Thinley's Druk Phuensum Tshogpa government won power in Bhutan's first democratic election in 2008 and heads to the polls again next year.

He said the crisis highlighted the need to focus once more on the happiness index, which uses nine criteria: psychological well-being, ecology, health, education, culture, living standards, use of time, community vitality and good governance.

"Our economic problems are the result of being opened to the world and being part of the globalisation process."

Despite its boom, Bhutan remains one of the world's least developed and poorest nations, where 70 percent of 700,000 people live on subsistence farming. But economic growth led to a surge in imports of industrial and consumer goods from neighbouring India.

Almost one in eight of the 65,000 vehicles on its roads were imported last year.

Thinley said the cost of importing fuel to keep these cars on the roads wiped out the earnings that Bhutan made from its major industry, selling hydro-electric power to India.

"The revenue we earn from exporting clean energy is the same as the cost for the dirty fuel that we import from India," he said, sipping Bhutan's traditional butter-and-salt tea in a timber-clad room dominated by portraits of Bhutan's five kings.

HAPPINESS OR DEVELOPMENT?

But it seems to be getting harder to convince people to put a holistic sense of happiness ahead of raw economic development.

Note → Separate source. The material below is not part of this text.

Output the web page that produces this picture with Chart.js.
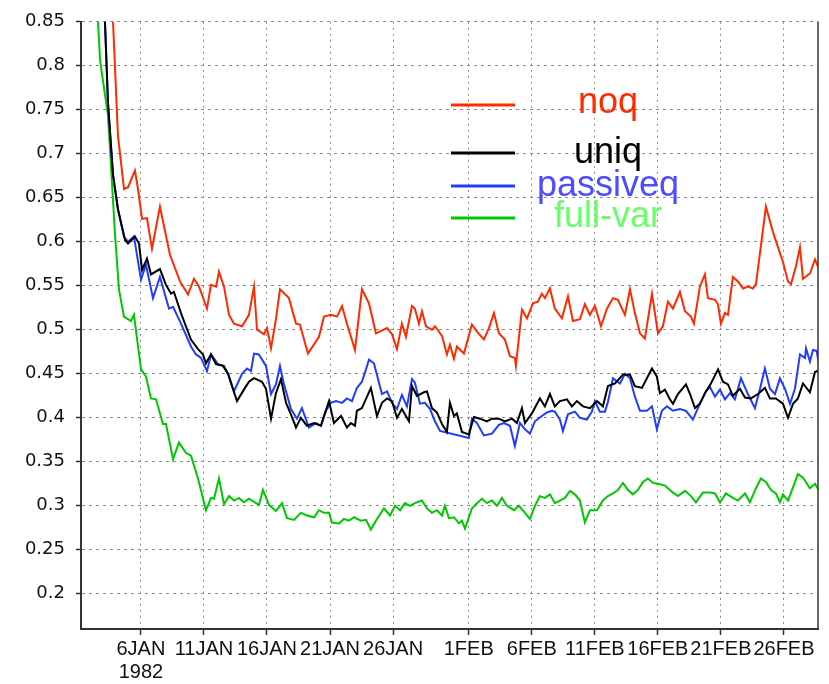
<!DOCTYPE html>
<html>
<head>
<meta charset="utf-8">
<script src="https://cdn.jsdelivr.net/npm/chart.js@4.4.1/dist/chart.umd.min.js"></script>
<style>
  html, body { margin: 0; padding: 0; background: #ffffff; }
  #wrap { width: 829px; height: 684px; }
</style>
</head>
<body>
<div id="wrap"><canvas id="c" width="829" height="684"></canvas></div>
<script>
// ---- data: x = days since 1 JAN 1982 00Z ----
const seriesNames = ["noq", "uniq", "passiveq", "full-var"];

const noqDays = [2.5,2.79,3.18,3.66,3.98,4.53,4.77,5.09,5.48,5.88,6.51,7.31,8.10,8.74,9.21,9.61,10.24,10.56,10.96,11.19,11.59,11.99,12.38,13.02,13.57,13.97,14.21,14.76,15.00,15.32,15.71,16.03,16.74,17.30,17.61,18.25,19.12,19.52,20.07,20.55,20.95,21.34,21.98,22.53,23.09,23.64,24.52,24.91,25.31,25.70,26.02,26.50,26.73,27.05,27.29,27.61,28.08,28.32,28.88,29.27,29.51,29.83,30.06,30.62,31.25,31.65,32.20,32.60,33.00,33.39,33.87,34.27,34.66,34.74,35.22,35.62,36.09,36.48,36.80,37.04,37.44,37.83,38.39,38.87,39.26,39.82,40.21,40.61,41.01,41.49,41.96,42.44,42.83,43.39,43.79,44.18,44.58,44.97,45.53,46.01,46.40,46.80,47.20,47.75,48.15,48.62,48.86,49.33,49.73,49.97,50.53,50.77,51.00,51.32,51.56,51.95,52.35,52.75,53.14,53.54,53.78,54.57,55.13,55.92,56.32,56.56,56.95,57.27,57.51,58.06,58.46,58.75];
const noqVals = [0.95,0.85,0.721,0.660,0.662,0.681,0.660,0.626,0.627,0.592,0.640,0.585,0.555,0.540,0.558,0.549,0.524,0.551,0.549,0.566,0.549,0.517,0.507,0.504,0.517,0.549,0.500,0.495,0.502,0.479,0.512,0.546,0.536,0.507,0.506,0.473,0.492,0.515,0.517,0.515,0.527,0.507,0.477,0.546,0.530,0.496,0.502,0.495,0.478,0.507,0.492,0.527,0.524,0.507,0.521,0.504,0.500,0.504,0.493,0.472,0.483,0.467,0.481,0.473,0.506,0.498,0.489,0.502,0.519,0.496,0.489,0.470,0.468,0.459,0.523,0.513,0.530,0.532,0.541,0.536,0.547,0.524,0.513,0.538,0.510,0.512,0.529,0.517,0.527,0.504,0.524,0.536,0.534,0.517,0.546,0.519,0.496,0.490,0.541,0.496,0.504,0.532,0.524,0.543,0.521,0.515,0.507,0.549,0.563,0.536,0.534,0.529,0.507,0.519,0.517,0.560,0.555,0.547,0.549,0.547,0.552,0.640,0.611,0.577,0.555,0.552,0.572,0.594,0.558,0.564,0.580,0.570];

const uniqDays = [1.9,2.15,2.39,2.79,3.18,3.74,3.98,4.53,4.85,5.09,5.48,5.80,6.51,6.99,7.39,7.62,8.18,8.97,9.53,9.92,10.16,10.56,10.96,11.51,11.91,12.07,12.62,13.17,13.57,13.97,14.60,14.92,15.32,15.71,16.11,16.51,16.90,17.30,17.69,18.17,18.73,19.28,19.52,19.92,20.31,20.87,21.34,21.66,21.98,22.13,22.53,23.24,23.72,24.12,24.52,24.91,25.31,25.70,26.26,26.50,26.89,27.45,27.69,28.08,28.48,28.88,29.27,29.51,29.83,30.06,30.46,31.01,31.41,31.89,32.44,32.84,33.39,33.87,34.43,34.82,35.22,35.46,36.01,36.64,37.04,37.44,37.83,38.23,38.79,39.18,39.58,40.06,40.61,41.17,41.64,42.04,42.60,43.23,43.79,44.18,44.74,45.13,45.53,45.92,46.16,46.56,46.95,47.20,47.59,48.23,48.55,48.94,49.33,49.81,50.21,50.77,51.16,51.56,51.95,52.51,52.91,53.38,53.94,54.49,54.89,55.36,55.92,56.32,56.72,57.11,57.51,58.06,58.46,58.75];
const uniqVals = [0.95,0.85,0.758,0.676,0.637,0.602,0.598,0.606,0.598,0.568,0.581,0.563,0.569,0.551,0.541,0.543,0.519,0.489,0.478,0.472,0.462,0.472,0.461,0.459,0.450,0.443,0.419,0.432,0.441,0.445,0.441,0.433,0.399,0.428,0.444,0.417,0.404,0.389,0.400,0.391,0.394,0.391,0.402,0.419,0.394,0.402,0.389,0.394,0.391,0.408,0.411,0.434,0.402,0.417,0.422,0.419,0.400,0.410,0.396,0.436,0.425,0.429,0.430,0.411,0.406,0.393,0.384,0.417,0.402,0.405,0.384,0.381,0.401,0.399,0.396,0.399,0.399,0.396,0.399,0.394,0.411,0.394,0.405,0.422,0.413,0.427,0.413,0.419,0.421,0.413,0.419,0.413,0.411,0.419,0.413,0.436,0.439,0.449,0.449,0.436,0.434,0.445,0.456,0.447,0.428,0.432,0.421,0.416,0.427,0.438,0.427,0.411,0.416,0.430,0.439,0.455,0.441,0.438,0.425,0.433,0.423,0.422,0.427,0.434,0.422,0.422,0.416,0.400,0.416,0.422,0.439,0.429,0.452,0.454];

const passiveqDays = [1.9,2.15,2.39,2.79,3.18,3.66,3.98,4.45,5.01,5.40,5.96,6.51,7.23,7.55,8.18,8.97,9.37,9.77,10.24,10.56,11.11,11.59,11.99,12.38,13.02,13.41,13.73,13.97,14.36,14.92,15.32,15.71,16.03,16.35,16.90,17.38,17.77,18.33,18.88,19.28,19.68,20.07,20.47,20.95,21.34,21.74,22.13,22.53,22.85,23.09,23.48,24.12,24.52,24.91,25.31,25.70,26.10,26.50,26.73,27.13,27.53,27.93,28.32,28.72,31.01,31.25,31.65,32.20,32.84,33.39,33.79,34.27,34.66,35.06,35.46,35.85,36.25,36.80,37.20,37.60,37.83,38.23,38.47,38.87,39.42,39.82,40.37,40.77,41.01,41.40,41.80,42.04,42.44,42.99,43.39,43.79,44.18,44.58,45.13,45.53,45.92,46.32,46.72,47.20,47.75,48.23,48.78,49.33,49.81,50.13,50.53,50.92,51.32,51.72,52.11,52.59,53.14,53.70,54.10,54.49,54.89,55.29,55.68,56.08,56.48,56.87,57.27,57.67,57.75,58.06,58.30,58.60,58.75];
const passiveqVals = [0.95,0.85,0.758,0.676,0.637,0.606,0.600,0.606,0.557,0.574,0.536,0.560,0.524,0.526,0.507,0.481,0.472,0.468,0.453,0.472,0.461,0.459,0.447,0.430,0.450,0.456,0.453,0.473,0.472,0.459,0.427,0.438,0.459,0.438,0.410,0.399,0.411,0.389,0.394,0.391,0.408,0.417,0.419,0.417,0.422,0.419,0.434,0.441,0.455,0.466,0.462,0.427,0.430,0.417,0.410,0.426,0.413,0.444,0.440,0.416,0.417,0.410,0.396,0.385,0.377,0.399,0.394,0.380,0.382,0.392,0.394,0.391,0.368,0.394,0.387,0.382,0.396,0.402,0.406,0.408,0.407,0.398,0.385,0.404,0.407,0.400,0.398,0.407,0.419,0.407,0.407,0.418,0.445,0.439,0.450,0.445,0.424,0.408,0.408,0.413,0.387,0.408,0.413,0.408,0.410,0.408,0.398,0.416,0.430,0.435,0.424,0.432,0.421,0.428,0.421,0.445,0.427,0.411,0.433,0.456,0.433,0.427,0.445,0.433,0.416,0.433,0.472,0.468,0.479,0.464,0.477,0.476,0.462];

const fullvarDays = [1.4,1.60,1.76,1.99,2.39,2.95,3.26,3.66,4.21,4.45,5.01,5.40,5.80,6.20,6.75,6.99,7.55,8.02,8.58,8.97,9.53,10.16,10.56,10.80,11.19,11.59,11.99,12.38,12.78,13.17,13.57,14.13,14.36,14.68,15.16,15.71,16.19,16.59,17.14,17.69,18.17,18.73,19.12,19.52,19.92,20.15,20.71,21.10,21.50,21.90,22.45,22.85,23.24,23.72,24.28,24.76,25.15,25.55,25.94,26.34,26.73,27.29,27.69,28.08,28.48,28.88,29.11,29.43,29.83,30.22,30.46,30.70,31.25,31.65,32.05,32.44,32.84,33.24,33.63,34.03,34.59,34.98,35.46,35.85,36.25,36.64,37.04,37.44,37.83,38.23,38.63,39.03,39.42,39.82,40.21,40.61,41.17,41.64,42.04,42.44,42.83,43.23,43.63,44.02,44.42,44.82,45.21,45.61,46.01,46.56,46.95,47.20,47.59,48.15,48.62,49.02,49.57,50.13,50.53,50.92,51.40,51.95,52.35,52.91,53.30,53.78,54.17,54.57,54.97,55.36,55.68,55.92,56.32,56.56,57.11,57.51,58.06,58.46,58.75];
const fullvarVals = [0.95,0.85,0.807,0.783,0.744,0.608,0.546,0.515,0.510,0.517,0.455,0.447,0.422,0.421,0.393,0.393,0.353,0.372,0.360,0.357,0.331,0.295,0.309,0.308,0.331,0.302,0.311,0.306,0.309,0.304,0.308,0.303,0.301,0.318,0.301,0.294,0.303,0.286,0.284,0.292,0.289,0.287,0.295,0.292,0.292,0.281,0.280,0.285,0.283,0.287,0.283,0.284,0.273,0.285,0.297,0.289,0.300,0.295,0.303,0.300,0.303,0.306,0.297,0.292,0.295,0.289,0.300,0.286,0.287,0.280,0.283,0.274,0.297,0.303,0.308,0.303,0.306,0.300,0.309,0.300,0.295,0.300,0.292,0.285,0.300,0.311,0.309,0.313,0.303,0.306,0.309,0.317,0.313,0.306,0.281,0.295,0.295,0.306,0.311,0.314,0.318,0.326,0.318,0.313,0.318,0.327,0.331,0.326,0.325,0.323,0.318,0.315,0.311,0.317,0.311,0.304,0.315,0.315,0.314,0.304,0.314,0.309,0.306,0.314,0.304,0.320,0.331,0.327,0.318,0.314,0.304,0.313,0.306,0.315,0.336,0.332,0.320,0.325,0.318];

const xTickDays = [5, 10, 15, 20, 25, 31, 36, 41, 46, 51, 56];
const xTickLabels = [["6JAN", "1982"], "11JAN", "16JAN", "21JAN", "26JAN", "1FEB", "6FEB", "11FEB", "16FEB", "21FEB", "26FEB"];
const yTickValues = [0.2, 0.25, 0.3, 0.35, 0.4, 0.45, 0.5, 0.55, 0.6, 0.65, 0.7, 0.75, 0.8, 0.85];

// ---- styles ----
const lineColors = ["#ff2a00", "#000000", "#1f3cff", "#00c800"];
const legendTextColors = ["#ff2a00", "#000000", "#4d4dff", "#66ff66"];

function pairs(days, vals) { return days.map((d, i) => ({ x: d, y: vals[i] })); }
const seriesData = [pairs(noqDays, noqVals), pairs(uniqDays, uniqVals), pairs(passiveqDays, passiveqVals), pairs(fullvarDays, fullvarVals)];

const legendPlugin = {
  id: 'insideLegend',
  afterDatasetsDraw(chart) {
    const ctx = chart.ctx;
    const lineY = [105, 153, 186, 218];
    const textY = [113, 163, 196, 227];
    ctx.save();
    chart.data.datasets.forEach((ds, i) => {
      ctx.strokeStyle = ds.borderColor;
      ctx.lineWidth = 3;
      ctx.beginPath();
      ctx.moveTo(451, lineY[i]);
      ctx.lineTo(515, lineY[i]);
      ctx.stroke();
      ctx.fillStyle = legendTextColors[i];
      ctx.font = '36px "Liberation Sans", Arial, sans-serif';
      ctx.textAlign = 'center';
      ctx.textBaseline = 'alphabetic';
      ctx.fillText(ds.label, 608, textY[i]);
    });
    ctx.restore();
  }
};

const rightBorderPlugin = {
  id: 'rightBorder',
  afterDraw(chart) {
    const a = chart.chartArea, ctx = chart.ctx;
    ctx.save();
    ctx.strokeStyle = '#333333';
    ctx.lineWidth = 1.5;
    ctx.beginPath();
    ctx.moveTo(a.right, a.top);
    ctx.lineTo(a.right, a.bottom);
    ctx.stroke();
    ctx.restore();
  }
};

new Chart(document.getElementById('c'), {
  type: 'line',
  data: {
    datasets: seriesNames.map((name, i) => ({
      label: name,
      data: seriesData[i],
      borderColor: lineColors[i],
      backgroundColor: lineColors[i],
      borderWidth: 2,
      pointRadius: 0,
      tension: 0,
      fill: false
    }))
  },
  options: {
    responsive: false,
    animation: false,
    layout: { padding: { top: 19, right: 11, left: 0, bottom: 0 } },
    plugins: { legend: { display: false }, tooltip: { enabled: false } },
    scales: {
      x: {
        type: 'linear',
        min: 0.25,
        max: 58.7,
        afterBuildTicks(scale) { scale.ticks = xTickDays.map(v => ({ value: v })); },
        afterFit(scale) { scale.height = 55; },
        ticks: {
          autoSkip: false,
          maxRotation: 0,
          minRotation: 0,
          padding: 3,
          color: '#111111',
          font: { family: '"Liberation Sans", Arial, sans-serif', size: 20, lineHeight: 1.15 },
          callback: (v, i) => xTickLabels[i]
        },
        grid: { color: '#8a8a8a', lineWidth: 1, tickLength: 6, tickColor: '#333333', tickWidth: 1.5 },
        border: { display: true, color: '#333333', width: 2, dash: [2, 4] }
      },
      y: {
        type: 'linear',
        min: 0.16,
        max: 0.85,
        afterBuildTicks(scale) { scale.ticks = yTickValues.map(v => ({ value: v })); },
        afterFit(scale) { scale.width = 81; },
        ticks: {
          padding: 11,
          color: '#111111',
          font: { family: '"DejaVu Sans", sans-serif', size: 18 },
          callback: v => String(Number(v.toFixed(2)))
        },
        grid: { color: '#8a8a8a', lineWidth: 1, tickLength: 5, tickColor: '#333333', tickWidth: 1.5 },
        border: { display: true, color: '#333333', width: 2, dash: [3, 4] }
      }
    }
  },
  plugins: [legendPlugin, rightBorderPlugin]
});
</script>
</body>
</html>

In parliament on Thursday the government forecast economic growth of 7-8 percent next year and said it hoped to reach its target of cutting poverty to 15 percent from 23 percent. The electricity grid covers 77 percent of the country.

"It's sad but true that the roads we are building to take services to villages are the roads by which villagers leave and some set up shanty towns around the cities," said Thinley, dressed in Bhutan's traditional knee-length, belted robe.

He said the government must prioritise policies that promoted the appreciation of rural life and stop the drift into urban areas, which was decimating villages and making the country more dependent on imported produce.

"In many ways, life in the rural setting is better and the possibility to find happiness is far greater than living in a city where you don't even know your next-door-neighbour and violence is rising," he said.

"We need to create a conscious desire in our people to continue to live in rural areas or move back from urban areas. Rather than live in a stuffy apartment, go back to the farm!"

It may be a hard message to sell to the young people heading for the towns, abandoning traditional dress for jeans, and looking for civil service jobs rather than manual work.

"People across Bhutan need to realise that we need to be more independent," he said, "(relying) on our own farming and resources."